Le recrutement pour l’orphelinat se fait, en général, parmi les enfans qui ont atteint leur douzième année, car, à cette heure de la vie, ils ne doivent plus compter que sur eux-mêmes. Ceux que l’Assistance publique avait soutenus jusque-là en sont repoussés. « Tu as douze ans, tu t’appartiens; vis ou meurs, sois probe ou filou, cela ne me regarde plus. » Je n’exagère rien. En interprétant le décret du 19 janvier 1811 sur les « enfans trouvés, abandonnés, orphelins ou pauvres, » l’Assistance publique a inscrit l’article 19, qui est ainsi conçu : « Les enfans au-dessus de douze ans ne sont plus admis à la charge du budget départemental[1]. » L’abbé Roussel se substitue aux défaillances administratives; ceux dont la société ne veut plus, il les recherche, les trouve et les garde ; pour lui, il n’y a pas de limite d’âge, car il n’y a pas de

  1. Ceci n’est plus strictement vrai ; l’Assistance publique, que l’on ne saurait trop louer en cette circonstance, a rompu avec son ancien règlement.
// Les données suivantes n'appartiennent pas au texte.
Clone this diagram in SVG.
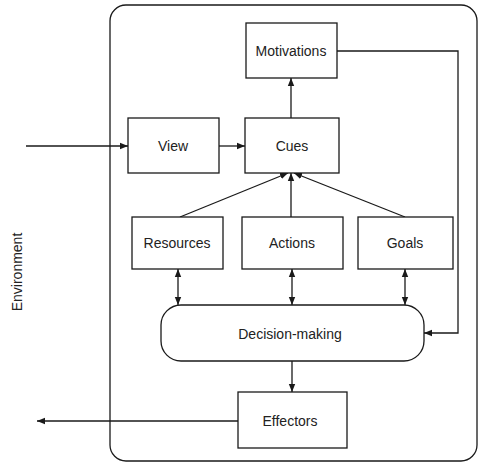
<svg xmlns="http://www.w3.org/2000/svg" width="478" height="462" viewBox="0 0 478 462">
<style>
.box{fill:#fff;stroke:#1a1a1a;stroke-width:1.3}
.ln{fill:none;stroke:#1a1a1a;stroke-width:1.3}
.t{font-family:"Liberation Sans",Arial,sans-serif;font-size:14px;fill:#222;text-anchor:middle;dominant-baseline:central}
</style>
<defs>
<marker id="ah" viewBox="0 0 10 10" refX="10" refY="5" markerWidth="8" markerHeight="8" markerUnits="userSpaceOnUse" orient="auto-start-reverse">
<path d="M0,1 L10,5 L0,9 Z" fill="#1a1a1a"/>
</marker>
</defs>
<rect x="0" y="0" width="478" height="462" fill="#fff"/>
<g id="container"><rect class="ln" x="110" y="5" width="367" height="456" rx="16"/></g>
<text class="t" transform="translate(17,272) rotate(-90)">Environment</text>
<g id="connectors">
<line class="ln" x1="26" y1="146" x2="128" y2="146" marker-end="url(#ah)"/>
<line class="ln" x1="219" y1="146" x2="245" y2="146" marker-end="url(#ah)"/>
<line class="ln" x1="291" y1="118" x2="291" y2="78" marker-end="url(#ah)"/>
<polyline class="ln" points="337,51 458,51 458,333 424,333" marker-end="url(#ah)"/>
<line class="ln" x1="180" y1="217" x2="288" y2="173" marker-end="url(#ah)"/>
<line class="ln" x1="291" y1="217" x2="291" y2="173" marker-end="url(#ah)"/>
<line class="ln" x1="405" y1="217" x2="294" y2="173" marker-end="url(#ah)"/>
<line class="ln" x1="178" y1="269" x2="178" y2="305" marker-start="url(#ah)" marker-end="url(#ah)"/>
<line class="ln" x1="292" y1="269" x2="292" y2="305" marker-start="url(#ah)" marker-end="url(#ah)"/>
<line class="ln" x1="405" y1="269" x2="405" y2="305" marker-start="url(#ah)" marker-end="url(#ah)"/>
<line class="ln" x1="292" y1="361" x2="292" y2="392" marker-end="url(#ah)"/>
<line class="ln" x1="238" y1="421" x2="37" y2="421" marker-end="url(#ah)"/>
</g>
<g id="motivations"><rect class="box" x="246" y="23" width="91" height="55"/><text class="t" x="291" y="51">Motivations</text></g>
<g id="view"><rect class="box" x="128" y="118" width="91" height="55"/><text class="t" x="173" y="146">View</text></g>
<g id="cues"><rect class="box" x="245" y="118" width="94" height="55"/><text class="t" x="292" y="146">Cues</text></g>
<g id="resources"><rect class="box" x="132" y="217" width="91" height="52"/><text class="t" x="177" y="243">Resources</text></g>
<g id="actions"><rect class="box" x="242" y="217" width="101" height="52"/><text class="t" x="292" y="243">Actions</text></g>
<g id="goals"><rect class="box" x="358" y="217" width="95" height="52"/><text class="t" x="405" y="243">Goals</text></g>
<g id="decision"><rect class="box" x="161" y="305" width="263" height="56" rx="20"/><text class="t" x="290" y="334">Decision-making</text></g>
<g id="effectors"><rect class="box" x="238" y="392" width="109" height="56"/><text class="t" x="290" y="421">Effectors</text></g>
</svg>
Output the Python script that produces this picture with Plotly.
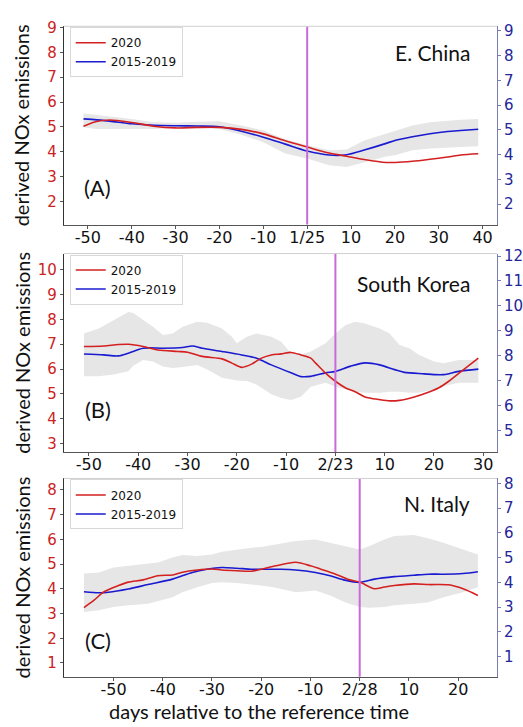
import plotly.graph_objects as go

# ---------------- data ----------------
# Panel A: E. China (reference day 1/25)
a_days_2020 = [-51, -48, -45, -40, -35, -30, -25, -20, -15, -10, -5, 0, 5, 9, 13, 18, 20, 24, 28, 32, 35, 39]
a_2020 = [5.03, 5.22, 5.28, 5.18, 5.03, 4.96, 4.98, 4.98, 4.90, 4.72, 4.44, 4.19, 3.95, 3.82, 3.69, 3.57, 3.57, 3.62, 3.70, 3.79, 3.87, 3.92]
a_days_clim = [-51, -48, -45, -40, -35, -30, -25, -20, -15, -10, -5, 0, 5, 9, 13, 18, 20, 24, 28, 32, 35, 39]
a_clim = [5.44, 5.40, 5.35, 5.24, 5.18, 5.16, 5.15, 5.12, 4.94, 4.70, 4.42, 4.14, 3.98, 3.99, 4.18, 4.45, 4.57, 4.72, 4.84, 4.93, 4.97, 5.02]
a_days_band = [-51, -48, -45, -40, -35, -30, -25, -20, -15, -10, -5, 0, 5, 9, 13, 18, 20, 24, 28, 32, 35, 39]
a_band_hi = [5.66, 5.60, 5.52, 5.43, 5.30, 5.28, 5.32, 5.34, 5.17, 4.97, 4.62, 4.37, 4.17, 4.20, 4.57, 4.85, 4.97, 5.17, 5.30, 5.36, 5.40, 5.43]
a_band_lo = [5.10, 5.03, 5.03, 5.03, 5.03, 5.08, 5.08, 5.03, 4.80, 4.50, 4.04, 3.84, 3.57, 3.50, 3.70, 3.92, 3.97, 4.17, 4.24, 4.28, 4.30, 4.33]

# Panel B: South Korea (reference day 2/23)
b_days_2020 = [-51, -47, -44, -42, -39, -36, -32, -30, -27, -23, -21, -19, -17, -15, -13, -11, -9, -7, -5, -4, -2, 0, 2, 4, 6, 9, 11, 13, 16, 19, 21, 23, 26, 29]
b_2020 = [6.91, 6.93, 6.99, 7.00, 6.91, 6.77, 6.71, 6.68, 6.51, 6.41, 6.24, 6.07, 6.20, 6.44, 6.57, 6.61, 6.67, 6.57, 6.44, 6.24, 5.84, 5.51, 5.25, 5.09, 4.88, 4.77, 4.72, 4.74, 4.88, 5.08, 5.25, 5.51, 5.98, 6.44]
b_days_clim = [-51, -47, -44, -42, -39, -35, -31, -29, -27, -23, -19, -16, -13, -9, -7, -5, -2, 0, 3, 6, 9, 12, 14, 18, 20, 22, 25, 29]
b_clim = [8.07, 8.03, 7.99, 8.10, 8.30, 8.30, 8.33, 8.39, 8.30, 8.17, 8.03, 7.90, 7.63, 7.31, 7.16, 7.17, 7.31, 7.37, 7.57, 7.71, 7.63, 7.44, 7.33, 7.27, 7.24, 7.24, 7.37, 7.46]
b_days_band = [-51, -48, -45, -42, -41, -39, -37, -35, -33, -31, -28, -26, -23, -21, -20, -18, -16, -13, -11, -9, -7, -5, -2, 0, 2, 4, 6, 9, 11, 13, 15, 17, 20, 22, 25, 27, 29]
b_band_hi = [8.89, 9.09, 9.42, 9.75, 9.71, 9.42, 9.16, 8.83, 8.89, 9.16, 9.36, 9.32, 9.09, 8.76, 8.50, 8.76, 8.89, 8.76, 8.56, 8.10, 8.05, 8.17, 8.50, 8.89, 9.22, 9.36, 9.29, 9.09, 8.89, 8.43, 8.30, 8.03, 7.77, 7.70, 7.83, 7.83, 7.83]
b_band_lo = [7.17, 7.17, 7.24, 7.37, 7.60, 7.83, 7.77, 7.57, 7.50, 7.55, 7.63, 7.44, 7.11, 7.04, 7.00, 6.98, 6.84, 6.45, 6.30, 6.22, 6.35, 6.75, 6.91, 6.75, 6.64, 6.55, 6.51, 6.51, 6.55, 6.55, 6.51, 6.51, 6.64, 6.78, 6.91, 6.91, 6.91]

# Panel C: N. Italy (reference day 2/28)
c_days_2020 = [-56, -54, -52, -49, -47, -44, -41, -38, -36, -33, -30, -28, -25, -22, -20, -17, -13, -10, -8, -5, -2, 0, 3, 5, 7, 11, 14, 18, 21, 24]
c_2020 = [3.24, 3.53, 3.87, 4.13, 4.27, 4.36, 4.53, 4.56, 4.67, 4.76, 4.80, 4.76, 4.73, 4.71, 4.79, 4.93, 5.07, 4.93, 4.80, 4.60, 4.36, 4.27, 4.00, 4.07, 4.13, 4.20, 4.17, 4.16, 4.00, 3.73]
c_days_clim = [-56, -53, -51, -47, -43, -38, -34, -31, -28, -25, -22, -20, -16, -13, -9, -6, -3, 0, 3, 7, 11, 14, 17, 21, 24]
c_clim = [3.62, 3.58, 3.60, 3.73, 3.91, 4.13, 4.40, 4.53, 4.60, 4.57, 4.53, 4.53, 4.53, 4.50, 4.40, 4.27, 4.09, 4.00, 4.13, 4.23, 4.29, 4.33, 4.33, 4.36, 4.43]
c_days_band = [-56, -53, -50, -47, -43, -41, -38, -36, -33, -30, -28, -25, -22, -20, -17, -13, -9, -6, -3, 0, 2, 5, 7, 11, 14, 17, 21, 24]
c_band_hi = [4.36, 4.40, 4.60, 4.67, 4.74, 4.80, 5.00, 5.11, 5.07, 5.13, 5.24, 5.33, 5.40, 5.43, 5.53, 5.67, 5.73, 5.60, 5.47, 5.33, 5.47, 5.73, 5.87, 5.91, 5.77, 5.60, 5.33, 5.13]
c_band_lo = [2.80, 2.87, 3.00, 3.07, 3.13, 3.24, 3.40, 3.60, 3.80, 3.97, 4.00, 3.97, 3.92, 3.87, 3.78, 3.60, 3.67, 3.47, 3.20, 3.00, 2.97, 3.00, 3.07, 3.13, 3.20, 3.40, 3.60, 3.80]

regions = ["E. China", "South Korea", "N. Italy"]
panel_tags = ["(A)", "(B)", "(C)"]
ref_dates = ["1/25", "2/23", "2/28"]
ref_day = 0
x_ticks = [
    [-50, -40, -30, -20, -10, 0, 10, 20, 30, 40],
    [-50, -40, -30, -20, -10, 0, 10, 20, 30],
    [-50, -40, -30, -20, -10, 0, 10, 20],
]
left_ticks = [[2, 3, 4, 5, 6, 7, 8, 9], [3, 4, 5, 6, 7, 8, 9, 10], [1, 2, 3, 4, 5, 6, 7, 8]]
right_ticks = [[2, 3, 4, 5, 6, 7, 8, 9], [5, 6, 7, 8, 9, 10, 11, 12], [1, 2, 3, 4, 5, 6, 7, 8]]
series_names = ["2020", "2015-2019"]

# ---------------- styling / layout ----------------
W, H = 523, 727
RED = "#d42020"
BLUE = "#1a1ad0"
RED_TXT = "#cc2222"
BLUE_TXT = "#25259a"
BAND = "#e6e6e6"
VLINE = "#c86ad8"
TICK_FONT = "DejaVu Sans"
TITLE_FONT = "Lato"

panels = [
    dict(d2020=a_days_2020, v2020=a_2020, dclim=a_days_clim, vclim=a_clim,
         dband=a_days_band, hi=a_band_hi, lo=a_band_lo, tag_dy=32, name_dy=32,
         top=19.5, bottom=220, xr=[-55.5, 43.3], yl=[1.07, 9.05], yr=[1.17, 9.18]),
    dict(d2020=b_days_2020, v2020=b_2020, dclim=b_days_clim, vclim=b_clim,
         dband=b_days_band, hi=b_band_hi, lo=b_band_lo, tag_dy=38, name_dy=35,
         top=249.3, bottom=450, xr=[-55.1, 32.8], yl=[2.66, 10.65], yr=[4.13, 12.10]),
    dict(d2020=c_days_2020, v2020=c_2020, dclim=c_days_clim, vclim=c_clim,
         dband=c_days_band, hi=c_band_hi, lo=c_band_lo, tag_dy=32, name_dy=30,
         top=476.7, bottom=677.3, xr=[-60.1, 27.9], yl=[0.44, 8.46], yr=[0.18, 8.20]),
]
X0, X1 = 64, 499
TEXT_SHIFT = 5  # Lato sits a little low in its box


def fx(px):
    return px / W


def fy(py):
    return 1 - py / H


fig = go.Figure()
layout = dict(
    width=W, height=H,
    margin=dict(l=0, r=0, t=0, b=0),
    paper_bgcolor="white", plot_bgcolor="white",
    showlegend=True,
    annotations=[], shapes=[],
)

for i, p in enumerate(panels):
    n = i + 1
    xa = "x" if n == 1 else f"x{n}"
    yb = "y" if n == 1 else f"y{2 * n - 1}"      # right-hand axis (2015-2019)
    yl = f"y{2 * n}"                               # left-hand axis (2020)
    leg = "legend" if n == 1 else f"legend{n}"

    # spread of 2015-2019 as a closed polygon
    fig.add_trace(go.Scatter(
        x=p["dband"] + p["dband"][::-1], y=p["hi"] + p["lo"][::-1],
        fill="toself", fillcolor=BAND, line=dict(width=0, color=BAND),
        mode="lines", hoverinfo="skip", showlegend=False,
        xaxis=xa, yaxis=yb))
    fig.add_trace(go.Scatter(
        x=p["dclim"], y=p["vclim"], mode="lines", name=series_names[1],
        line=dict(color=BLUE, width=1.6, shape="spline", smoothing=0.8),
        legend=leg, legendrank=2, xaxis=xa, yaxis=yb))
    fig.add_trace(go.Scatter(
        x=p["d2020"], y=p["v2020"], mode="lines", name=series_names[0],
        line=dict(color=RED, width=1.6, shape="spline", smoothing=0.8),
        legend=leg, legendrank=1, xaxis=xa, yaxis=yl))

    ttext = [ref_dates[i] if t == ref_day else str(t) for t in x_ticks[i]]
    layout["xaxis" if n == 1 else f"xaxis{n}"] = dict(
        domain=[fx(X0), fx(X1)], range=p["xr"], anchor=yb,
        tickvals=x_ticks[i], ticktext=ttext,
        tickfont=dict(family=TICK_FONT, size=16, color="#111111"),
        ticks="outside", ticklen=3, tickcolor="#555555", ticklabelstandoff=-5,
        showline=True, linecolor="#555555", linewidth=1,
        showgrid=False, zeroline=False, fixedrange=True)
    layout["yaxis" if n == 1 else f"yaxis{2 * n - 1}"] = dict(
        domain=[fy(p["bottom"]), fy(p["top"])], range=p["yr"], anchor=xa,
        side="right", tickvals=right_ticks[i],
        tickfont=dict(family=TICK_FONT, size=15, color=BLUE_TXT),
        ticks="outside", ticklen=3, tickcolor="#7a7ab4",
        showline=True, linecolor="#7a7ab4", linewidth=1,
        showgrid=False, zeroline=False)
    layout[f"yaxis{2 * n}"] = dict(
        overlaying=yb, range=p["yl"], anchor=xa, side="left",
        tickvals=left_ticks[i],
        tickfont=dict(family=TICK_FONT, size=15, color=RED_TXT),
        ticks="outside", ticklen=3, tickcolor="#555555",
        showline=True, linecolor="#333333", linewidth=1,
        showgrid=False, zeroline=False)

    # legend box in the upper-left corner of each panel
    layout[leg] = dict(
        x=fx(70), y=fy(p["top"] + 1), xanchor="left", yanchor="top",
        bgcolor="white", bordercolor="#d8d8d8", borderwidth=1,
        font=dict(family=TICK_FONT, size=12, color="#111111"),
        tracegroupgap=0, itemwidth=30, traceorder="normal")

    # reference-date marker and the light top frame
    layout["shapes"].append(dict(
        type="line", xref=xa, yref=f"{yb} domain", x0=ref_day, x1=ref_day, y0=0, y1=1,
        line=dict(color=VLINE, width=2)))
    layout["shapes"].append(dict(
        type="line", xref=f"{xa} domain", yref=f"{yb} domain", x0=0, x1=1, y0=1, y1=1,
        line=dict(color="#cfcfcf", width=1)))

    mid = (p["top"] + p["bottom"]) / 2
    layout["annotations"] += [
        dict(text=regions[i], xref="paper", yref="paper", x=fx(474),
             y=fy(p["top"] + p["name_dy"] - TEXT_SHIFT),
             xanchor="right", yanchor="middle", showarrow=False,
             font=dict(family=TITLE_FONT, size=21, color="#111111")),
        dict(text=panel_tags[i], xref="paper", yref="paper", x=fx(98),
             y=fy(p["bottom"] - p["tag_dy"] - TEXT_SHIFT),
             xanchor="center", yanchor="middle", showarrow=False,
             font=dict(family=TITLE_FONT, size=22, color="#111111")),
        dict(text="derived NOx emissions", xref="paper", yref="paper", x=fx(22), y=fy(mid),
             xanchor="center", yanchor="middle", textangle=-90, showarrow=False,
             font=dict(family=TITLE_FONT, size=20, color="#111111")),
    ]

layout["annotations"].append(dict(
    text="days relative to the reference time", xref="paper", yref="paper",
    x=fx(260), y=fy(698), xanchor="center", yanchor="top", showarrow=False,
    font=dict(family=TITLE_FONT, size=20, color="#111111")))

fig.update_layout(**layout)
fig.write_html("out.html")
Depuis le 1er ’janvier 1881, elle a installé un nouveau service au profit des enfans moralement abandonnés; elle les recueille, entre douze ou seize ans, et les place soit à Villepreux, dans une école d’agriculture, soit à Montevrain (Seine-et-Marne), dans un atelier d’ébénisterie. Les résultats obtenus dans ces deux établissemens, créés à l’aide du budget départemental de la Seine, paraissent, jusqu’à présent, répondre aux prévisions les meilleures.